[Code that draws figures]
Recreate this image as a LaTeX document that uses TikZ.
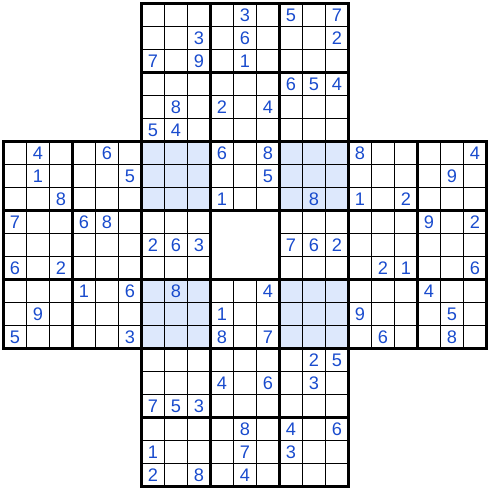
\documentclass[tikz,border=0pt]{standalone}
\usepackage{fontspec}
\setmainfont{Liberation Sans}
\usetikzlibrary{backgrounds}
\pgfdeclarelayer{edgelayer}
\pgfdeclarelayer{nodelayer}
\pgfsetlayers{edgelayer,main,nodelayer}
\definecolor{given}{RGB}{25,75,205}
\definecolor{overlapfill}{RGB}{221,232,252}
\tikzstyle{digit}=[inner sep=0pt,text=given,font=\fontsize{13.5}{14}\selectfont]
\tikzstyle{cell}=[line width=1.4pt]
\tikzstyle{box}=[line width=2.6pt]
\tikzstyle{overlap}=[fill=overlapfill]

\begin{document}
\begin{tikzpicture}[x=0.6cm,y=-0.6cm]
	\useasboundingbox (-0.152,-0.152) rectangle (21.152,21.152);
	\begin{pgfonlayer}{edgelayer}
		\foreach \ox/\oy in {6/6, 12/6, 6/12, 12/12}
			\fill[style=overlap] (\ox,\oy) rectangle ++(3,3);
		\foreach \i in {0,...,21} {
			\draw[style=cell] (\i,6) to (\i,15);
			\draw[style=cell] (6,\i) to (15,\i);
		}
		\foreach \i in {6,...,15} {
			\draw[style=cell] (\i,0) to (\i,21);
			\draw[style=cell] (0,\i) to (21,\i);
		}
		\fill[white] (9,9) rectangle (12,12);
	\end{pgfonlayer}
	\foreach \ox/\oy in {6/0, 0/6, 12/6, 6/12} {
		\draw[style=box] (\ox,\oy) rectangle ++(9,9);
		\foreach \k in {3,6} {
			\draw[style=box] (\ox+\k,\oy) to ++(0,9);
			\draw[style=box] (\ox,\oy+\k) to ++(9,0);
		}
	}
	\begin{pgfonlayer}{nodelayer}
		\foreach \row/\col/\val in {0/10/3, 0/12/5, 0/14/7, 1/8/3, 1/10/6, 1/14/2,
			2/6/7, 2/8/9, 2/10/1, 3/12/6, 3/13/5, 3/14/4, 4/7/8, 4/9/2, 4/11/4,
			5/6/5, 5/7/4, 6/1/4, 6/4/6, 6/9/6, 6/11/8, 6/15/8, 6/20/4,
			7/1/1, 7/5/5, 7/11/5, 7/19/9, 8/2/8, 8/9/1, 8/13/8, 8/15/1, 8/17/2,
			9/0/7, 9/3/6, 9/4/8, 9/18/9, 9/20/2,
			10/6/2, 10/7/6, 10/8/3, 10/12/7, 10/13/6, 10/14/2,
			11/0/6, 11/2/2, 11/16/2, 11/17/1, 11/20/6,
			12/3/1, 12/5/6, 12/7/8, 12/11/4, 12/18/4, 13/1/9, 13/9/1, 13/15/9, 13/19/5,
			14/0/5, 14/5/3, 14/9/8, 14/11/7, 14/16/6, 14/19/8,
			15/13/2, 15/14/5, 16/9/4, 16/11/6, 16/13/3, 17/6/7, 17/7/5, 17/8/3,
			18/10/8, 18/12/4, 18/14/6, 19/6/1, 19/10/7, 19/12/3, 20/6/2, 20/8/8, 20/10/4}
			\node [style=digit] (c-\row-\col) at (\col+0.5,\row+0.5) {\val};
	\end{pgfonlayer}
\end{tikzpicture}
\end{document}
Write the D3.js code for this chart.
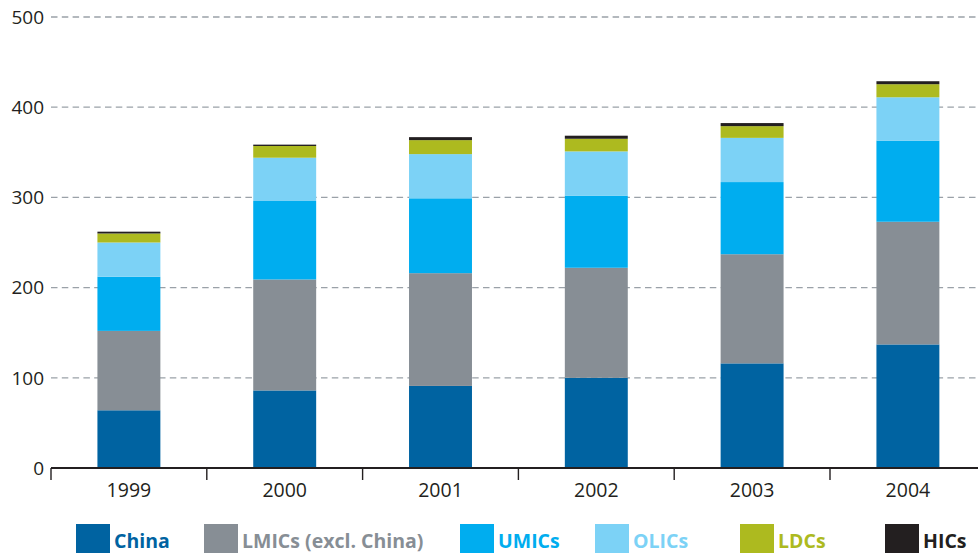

### Exercise task
Print all of the records shown above exactly, leaving out each picture.

### Reply
Recreate this image as a LaTeX document that uses TikZ.
\documentclass[tikz,border=0pt]{standalone}
\usepackage{fontspec}
\setmainfont{Liberation Sans}
\usetikzlibrary{backgrounds}
\pgfdeclarelayer{edgelayer}
\pgfdeclarelayer{nodelayer}
\pgfsetlayers{edgelayer,main,nodelayer}
\definecolor{given}{RGB}{25,75,205}
\definecolor{overlapfill}{RGB}{221,232,252}
\tikzstyle{digit}=[inner sep=0pt,text=given,font=\fontsize{13.5}{14}\selectfont]
\tikzstyle{cell}=[line width=1.4pt]
\tikzstyle{box}=[line width=2.6pt]
\tikzstyle{overlap}=[fill=overlapfill]

\begin{document}
\begin{tikzpicture}[x=0.6cm,y=-0.6cm]
	\useasboundingbox (-0.152,-0.152) rectangle (21.152,21.152);
	\begin{pgfonlayer}{edgelayer}
		\foreach \ox/\oy in {6/6, 12/6, 6/12, 12/12}
			\fill[style=overlap] (\ox,\oy) rectangle ++(3,3);
		\foreach \i in {0,...,21} {
			\draw[style=cell] (\i,6) to (\i,15);
			\draw[style=cell] (6,\i) to (15,\i);
		}
		\foreach \i in {6,...,15} {
			\draw[style=cell] (\i,0) to (\i,21);
			\draw[style=cell] (0,\i) to (21,\i);
		}
		\fill[white] (9,9) rectangle (12,12);
	\end{pgfonlayer}
	\foreach \ox/\oy in {6/0, 0/6, 12/6, 6/12} {
		\draw[style=box] (\ox,\oy) rectangle ++(9,9);
		\foreach \k in {3,6} {
			\draw[style=box] (\ox+\k,\oy) to ++(0,9);
			\draw[style=box] (\ox,\oy+\k) to ++(9,0);
		}
	}
	\begin{pgfonlayer}{nodelayer}
		\foreach \row/\col/\val in {0/10/3, 0/12/5, 0/14/7, 1/8/3, 1/10/6, 1/14/2,
			2/6/7, 2/8/9, 2/10/1, 3/12/6, 3/13/5, 3/14/4, 4/7/8, 4/9/2, 4/11/4,
			5/6/5, 5/7/4, 6/1/4, 6/4/6, 6/9/6, 6/11/8, 6/15/8, 6/20/4,
			7/1/1, 7/5/5, 7/11/5, 7/19/9, 8/2/8, 8/9/1, 8/13/8, 8/15/1, 8/17/2,
			9/0/7, 9/3/6, 9/4/8, 9/18/9, 9/20/2,
			10/6/2, 10/7/6, 10/8/3, 10/12/7, 10/13/6, 10/14/2,
			11/0/6, 11/2/2, 11/16/2, 11/17/1, 11/20/6,
			12/3/1, 12/5/6, 12/7/8, 12/11/4, 12/18/4, 13/1/9, 13/9/1, 13/15/9, 13/19/5,
			14/0/5, 14/5/3, 14/9/8, 14/11/7, 14/16/6, 14/19/8,
			15/13/2, 15/14/5, 16/9/4, 16/11/6, 16/13/3, 17/6/7, 17/7/5, 17/8/3,
			18/10/8, 18/12/4, 18/14/6, 19/6/1, 19/10/7, 19/12/3, 20/6/2, 20/8/8, 20/10/4}
			\node [style=digit] (c-\row-\col) at (\col+0.5,\row+0.5) {\val};
	\end{pgfonlayer}
\end{tikzpicture}
\end{document}
Write the D3.js code for this chart.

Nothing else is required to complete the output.